Hierfür stehen ganz besonders die reinen Grünen oder die Piraten. Nicht die ihreseits korrumpierten, sondern die wirklich reinen. Die sympathischen Spinner, die zu kaum was zu gebrauchen, aber nicht unsympathisch sind. Sie sind quasi Jesu Nachfolger. Jesus wäre heute bestimmt ein Grüner oder ein Pirat. Ein reiner, nicht korrumpierter, nicht machtgeiler Grüner.

  1. Die korrupten Christen: Diese finden wir insbesondere im Funktions- und Führungspersonal des Klerus. Die Bischöfe, die sich sogar von Atheisten und Buddhisten aushalten lassen und sechsstellige Jahresgehälter kassieren plus Wohnung, Dienstwagen, Sekretärin, Büro etc. Die Kardinäle, der steinreiche Vatikan, der auch mit der Mafia Geschäfte macht, und viele andere, die sich mit der weltlichen Macht verbünden, die mit dieser Lehre Geschäfte machen, die nur am Sonntag richtig christlich sind, unter der Woche aber ganz anderes tun.

Und die Christenmoral war immer schon praktisch, um das einfache Volk klein zu halten, war immer schon eine „Sklaven- oder Knechte-Moral“, keine Moral freier, selbstbewusster, mündiger, emanzipierter Bürger.

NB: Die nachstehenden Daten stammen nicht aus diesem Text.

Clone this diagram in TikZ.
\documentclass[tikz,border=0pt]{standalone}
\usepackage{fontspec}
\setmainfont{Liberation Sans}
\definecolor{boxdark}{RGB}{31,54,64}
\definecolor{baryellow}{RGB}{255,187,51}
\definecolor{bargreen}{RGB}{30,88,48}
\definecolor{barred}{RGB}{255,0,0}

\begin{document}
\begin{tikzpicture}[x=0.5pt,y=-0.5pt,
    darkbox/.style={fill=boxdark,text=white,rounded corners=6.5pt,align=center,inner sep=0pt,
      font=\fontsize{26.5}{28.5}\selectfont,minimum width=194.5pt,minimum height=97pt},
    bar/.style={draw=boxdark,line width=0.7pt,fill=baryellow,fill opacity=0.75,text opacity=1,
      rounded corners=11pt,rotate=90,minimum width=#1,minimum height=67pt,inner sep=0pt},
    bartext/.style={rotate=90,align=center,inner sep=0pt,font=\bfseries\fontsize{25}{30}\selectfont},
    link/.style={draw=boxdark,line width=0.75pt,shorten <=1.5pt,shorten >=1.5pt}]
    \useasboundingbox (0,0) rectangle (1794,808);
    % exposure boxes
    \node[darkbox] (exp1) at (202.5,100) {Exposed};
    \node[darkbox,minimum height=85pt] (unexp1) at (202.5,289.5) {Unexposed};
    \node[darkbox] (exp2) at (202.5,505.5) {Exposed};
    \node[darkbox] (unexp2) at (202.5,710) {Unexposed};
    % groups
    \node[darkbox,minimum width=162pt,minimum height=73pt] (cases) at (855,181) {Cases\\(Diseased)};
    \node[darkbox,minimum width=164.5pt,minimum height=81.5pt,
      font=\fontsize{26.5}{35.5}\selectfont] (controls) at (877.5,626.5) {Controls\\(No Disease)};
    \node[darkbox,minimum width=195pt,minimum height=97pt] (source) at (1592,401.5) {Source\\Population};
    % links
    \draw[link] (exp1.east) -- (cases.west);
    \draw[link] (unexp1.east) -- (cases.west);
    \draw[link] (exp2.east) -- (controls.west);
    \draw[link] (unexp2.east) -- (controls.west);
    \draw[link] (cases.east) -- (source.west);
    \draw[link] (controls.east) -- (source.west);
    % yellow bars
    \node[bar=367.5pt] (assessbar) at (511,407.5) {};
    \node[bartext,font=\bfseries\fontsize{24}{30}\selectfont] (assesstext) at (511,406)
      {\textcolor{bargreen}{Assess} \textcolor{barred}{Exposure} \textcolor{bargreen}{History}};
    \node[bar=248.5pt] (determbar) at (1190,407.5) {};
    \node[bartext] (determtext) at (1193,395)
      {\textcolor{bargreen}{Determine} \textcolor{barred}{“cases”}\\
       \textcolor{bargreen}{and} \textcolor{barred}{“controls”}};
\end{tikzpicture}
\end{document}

Insofern war diese Moral immer auch interessant für die weltlichen Herrscher. Weniger für sich selbst, sondern mehr für ihre Untertanen.

Was wäre die Lösung?

Die Lösung wäre eine moralphilosophisch (ethisch) legitimierte Moral, die es einem erlaubt, sich selbst zu schützen, ohne dabei über Leichen zu gehen, ohne dabei ungerecht zu werden. Die es einem erlaubt, ehrlich und wahrhaftig zu sein, nicht ständig zu heucheln. Die es einem erlaubt, Gewalt einzusetzen, aber nur da, wo absolut notwendig und nicht über das gebührende Maß hinaus. Da aber dann entschieden, a) um das das eigene Überleben zu sichern und b) um das moralisch Bessere, Höherwertigere nicht dem Schlechteren, Niederen preiszugeben, wodurch ja die Welt immer schlechter statt besser würde. Das Gute muss also manchmal mit Gewalt durchgesetzt und verteidigt werden. Das Gute, nicht das behauptete Gute! Den Satz können ethische Relativisten natürlich nicht verstehen, das ist mir bewusst.

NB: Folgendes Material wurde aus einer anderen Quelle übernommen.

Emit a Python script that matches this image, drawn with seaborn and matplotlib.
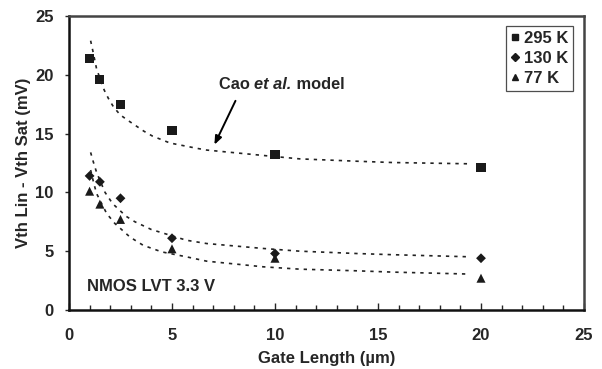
import numpy as np
import pandas as pd
import matplotlib
matplotlib.use("Agg")
import matplotlib.pyplot as plt
from matplotlib.ticker import MultipleLocator
from matplotlib.offsetbox import TextArea, HPacker, AnchoredOffsetbox
import seaborn as sns

# measured points (gate length in um, Vth Lin - Vth Sat in mV)
gate_length = [1, 1.5, 2.5, 5, 10, 20]
v_295k = [21.4, 19.6, 17.5, 15.3, 13.2, 12.1]
v_130k = [11.4, 10.9, 9.5, 6.1, 4.8, 4.4]
v_77k = [10.1, 9.0, 7.7, 5.2, 4.4, 2.7]

# Cao et al. model curves
model_295_x = [1.05, 1.15, 1.34, 1.71, 1.91, 2.15, 2.48, 2.88, 3.64, 4.04, 4.9, 6.2, 6.68, 9.43, 11.2, 13.97, 15.7, 19.47]
model_295_y = [22.9, 22.1, 20.5, 18.7, 18.0, 17.3, 16.6, 16.1, 15.2, 14.8, 14.2, 13.75, 13.6, 13.14, 12.85, 12.65, 12.54, 12.43]
model_130_x = [1.05, 1.18, 1.34, 1.75, 2.12, 2.77, 3.2, 4.0, 4.9, 5.7, 6.68, 9.43, 11.2, 13.97, 15.7, 19.47]
model_130_y = [13.4, 12.6, 11.7, 10.0, 9.04, 7.97, 7.5, 6.84, 6.36, 5.93, 5.65, 5.23, 5.0, 4.8, 4.7, 4.52]
model_77_x = [1.05, 1.2, 1.34, 1.83, 2.23, 2.96, 3.6, 4.5, 5.7, 6.68, 9.43, 11.2, 13.97, 15.7, 19.47]
model_77_y = [11.9, 10.8, 9.9, 8.2, 7.35, 6.2, 5.5, 4.94, 4.52, 4.15, 3.67, 3.47, 3.33, 3.22, 3.05]

series = [("295 K", v_295k, "s", 6.5), ("130 K", v_130k, "D", 5), ("77 K", v_77k, "^", 6.5)]
models = [(model_295_x, model_295_y), (model_130_x, model_130_y), (model_77_x, model_77_y)]

sns.set_style("white")
plt.rcParams['font.family'] = ['Liberation Sans', 'DejaVu Sans']
plt.rcParams['font.weight'] = 'bold'

fig = plt.figure(figsize=(6.02, 3.69), dpi=100)
ax = fig.add_axes([0.1146, 0.160, 0.8555, 0.7966])

# dotted model lines
for mx, my in models:
    df = pd.DataFrame({"L": mx, "V": my})
    sns.lineplot(data=df, x="L", y="V", ax=ax, color="#222222", lw=1.2,
                 linestyle=(0, (2, 3)), sort=False, legend=False)

handles = []
for label, vals, marker, ms in series:
    df = pd.DataFrame({"L": gate_length, "V": vals})
    sns.scatterplot(data=df, x="L", y="V", ax=ax, marker=marker, s=ms ** 2,
                    color="#1a1a1a", edgecolor="none", zorder=3)
    handles.append(plt.Line2D([], [], ls="none", marker=marker, color="#1a1a1a",
                              markersize=ms * 0.75, label=label))

ax.set_xlim(0, 25)
ax.set_ylim(0, 25)
ax.xaxis.set_major_locator(MultipleLocator(5))
ax.xaxis.set_minor_locator(MultipleLocator(1))
ax.yaxis.set_major_locator(MultipleLocator(5))

ax.tick_params(axis="x", which="major", direction="in", length=5, width=1, pad=13,
               labelsize=12, bottom=True)
ax.tick_params(axis="x", which="minor", direction="in", length=3.5, width=1, bottom=True)
ax.tick_params(axis="y", which="major", direction="out", length=3, width=1, pad=8,
               labelsize=12, left=True)
for lab in ax.get_xticklabels() + ax.get_yticklabels():
    lab.set_fontweight("bold")

for side in ["left", "bottom"]:
    ax.spines[side].set_color("#111111")
    ax.spines[side].set_linewidth(1.8)
for side in ["top", "right"]:
    ax.spines[side].set_color("#444444")
    ax.spines[side].set_linewidth(1.8)

ax.set_xlabel("Gate Length (µm)", fontsize=12, fontweight="bold", labelpad=6)
ax.set_ylabel("Vth Lin - Vth Sat (mV)", fontsize=12, fontweight="bold", labelpad=3)

ax.text(0.86, 1.97, "NMOS LVT 3.3 V", fontsize=12, fontweight="bold", va="center", ha="left")

# "Cao et al. model" with the italic part
parts = [TextArea("Cao ", textprops=dict(size=11.8, weight="bold")),
         TextArea("et al.", textprops=dict(size=11.8, weight="bold", style="italic")),
         TextArea(" model", textprops=dict(size=11.8, weight="bold"))]
box = HPacker(children=parts, pad=0, sep=0, align="baseline")
anch = AnchoredOffsetbox(loc="center left", child=box, frameon=False, pad=0,
                         bbox_to_anchor=(7.28, 19.2), bbox_transform=ax.transData,
                         borderpad=0)
ax.add_artist(anch)
ax.annotate("", xy=(7.0, 13.84), xytext=(8.14, 18.0),
            arrowprops=dict(arrowstyle="-|>,head_length=0.5,head_width=0.2", color="black", lw=1.4))

leg = ax.legend(handles=handles, loc="upper right", bbox_to_anchor=(0.979, 0.966),
                borderaxespad=0, frameon=True, fancybox=False, handlelength=0.5,
                handletextpad=0.25, labelspacing=0.3, borderpad=0.3,
                prop={"weight": "bold", "size": 12})
leg.get_frame().set_edgecolor("#222222")
leg.get_frame().set_linewidth(0.9)

fig.savefig("out.png", dpi=100)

Was wir brauchen: eine dritte Sorte von Christen

Was wir also brauchen, ist ein dritte Sorte von Christen, philosophische Christen, wie z.B. ein David Berger oder viele andere, die irgendwie über eigenes Nachdenken draufkommen, dass man von dieser uneingeschränkten Friedlichkeit manchmal ein Stück weit abrücken muss, um dem Bösen nicht komplett das Feld zu überlassen. Solche, die lernen, selbst zu denken, die wehrhaft sind, ohne das für sich selbst und ihren Profit auszunutzen.

Somit brauchen wir aber ein Kriterium, wann dürfen wir Gewalt einsetzen und wann nicht. Dieses Kriterium kann aber nur die Moralphilosophie liefern. Was wir also brauchen, ist a) mehr Wehrhaftigkeit und b) mehr Philosophie.

Dies alles ist aber nur eine Seite. Es gibt – und man kann dies nicht anders als dialektisch erörtern – noch eine andere und da ist dieser eine und einzige Gott wiederum wichtig a) als Metapher oder als Projektionsfläche für die objektive und absolute Idee des Guten, b) als Trostspender in dieser Welt, in welcher wir des Trostes so sehr bedürfen, sowie c) als innerer Kitt, der die Gesellschaft zusammenhält. Aber das wäre Thema für einen eigenen Essay.